One unidentified NFL player put it succinctly, “I don’t care if she has breasts or a penis just as long as she can coach. That’s all that matters.”

Welter, 37, has been making history throughout her career. In February, she became the first female coach in a men’s professional football league when she was hired by the Texas Revolution of the Indoor Football League to coach linebackers and special teams.

Jen Welter  photo:rashard d images
Jen Welter photo:rashard d images

In February 2014, she became the first female to play a non-kicking position in a men’s professional football league when she played running back and performed on special teams for the Revolution.

I’m not sure I would have taken the job because Welter had to have a weigh in.
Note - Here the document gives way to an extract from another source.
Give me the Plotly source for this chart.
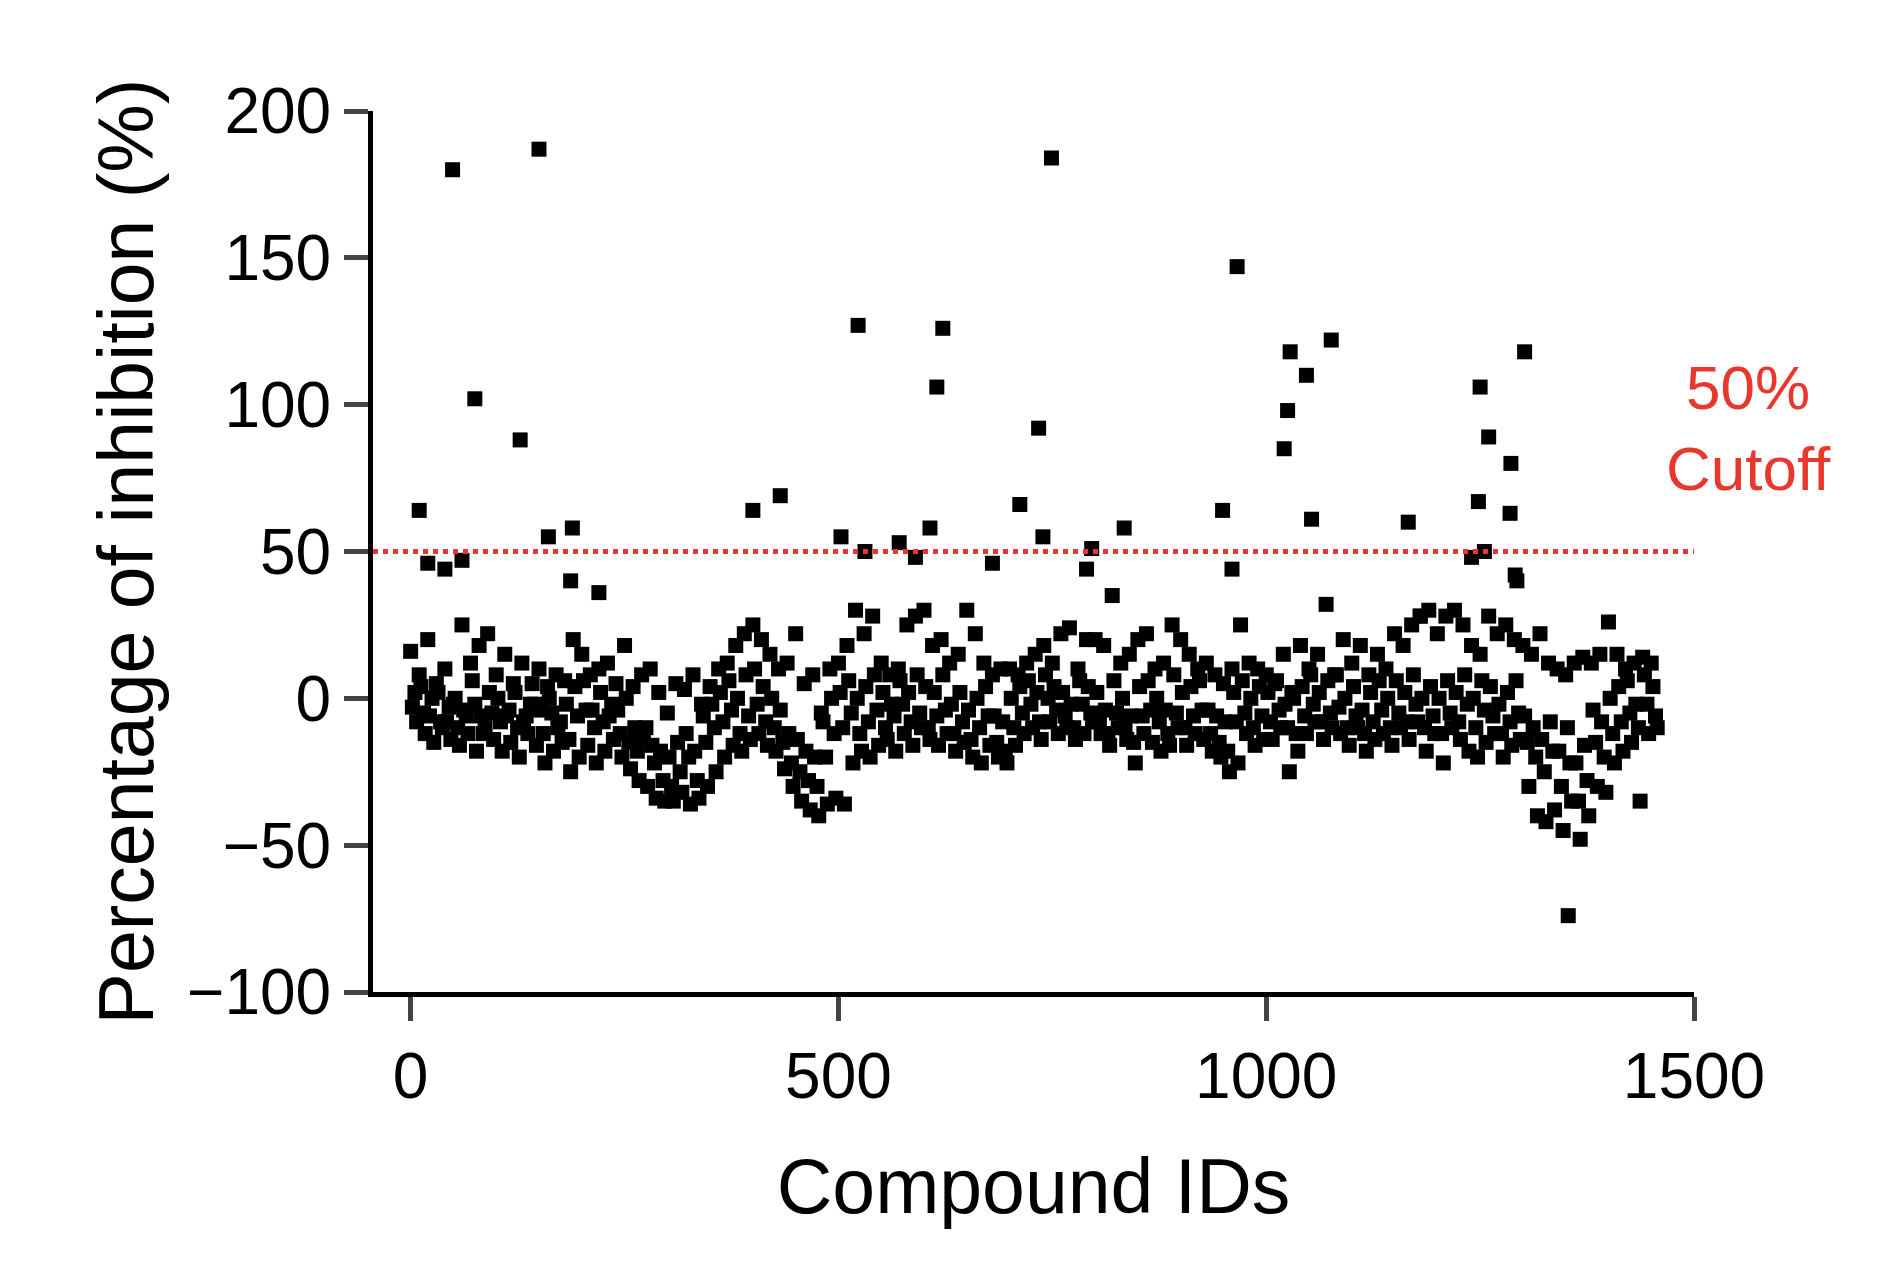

A public declaration of my weight would be mortifying. Jen weighs in at 130 pounds and is 5-foot-2.

Truth be told, if I could have made the team as a tight end for the New York Giants, I would have gladly tipped the scales.

Welter played professional football for more than 14 years as a linebacker, mostly with the Dallas Diamonds of the Women’s Football Alliance. She helped lead them to four championships.

Welter has a master’s degree in sports psychology and a Ph.D in psychology. She played rugby at Boston College.

Sarah Thomas  photo:eurosports.yahoo.com
Sarah Thomas photo:eurosports.yahoo.com

It’s the second such barrier to be broken in the NFL this year. The league announced in April that Sarah Thomas would be the first woman to be a full-time NFL official.

Prior to that, Amy Trask was the first female team executive in NFL history. She was appointed CEO of the Oakland Raiders in 1997.

This is progress in the male dominated, testosterone laden sports arena.

Slow and steady, but progress nonetheless.

Hopefully, my daughter will feel the positive effects of this long overdue recognition and in the NFL we will see women roaming the gridiron sidelines, coaching rather than exciting the fans with their short skirts and suggestive moves.

Let’s hear for the Girls…You Go!!

And remember, football isn’t a matter of life and death, it’s much more important than that.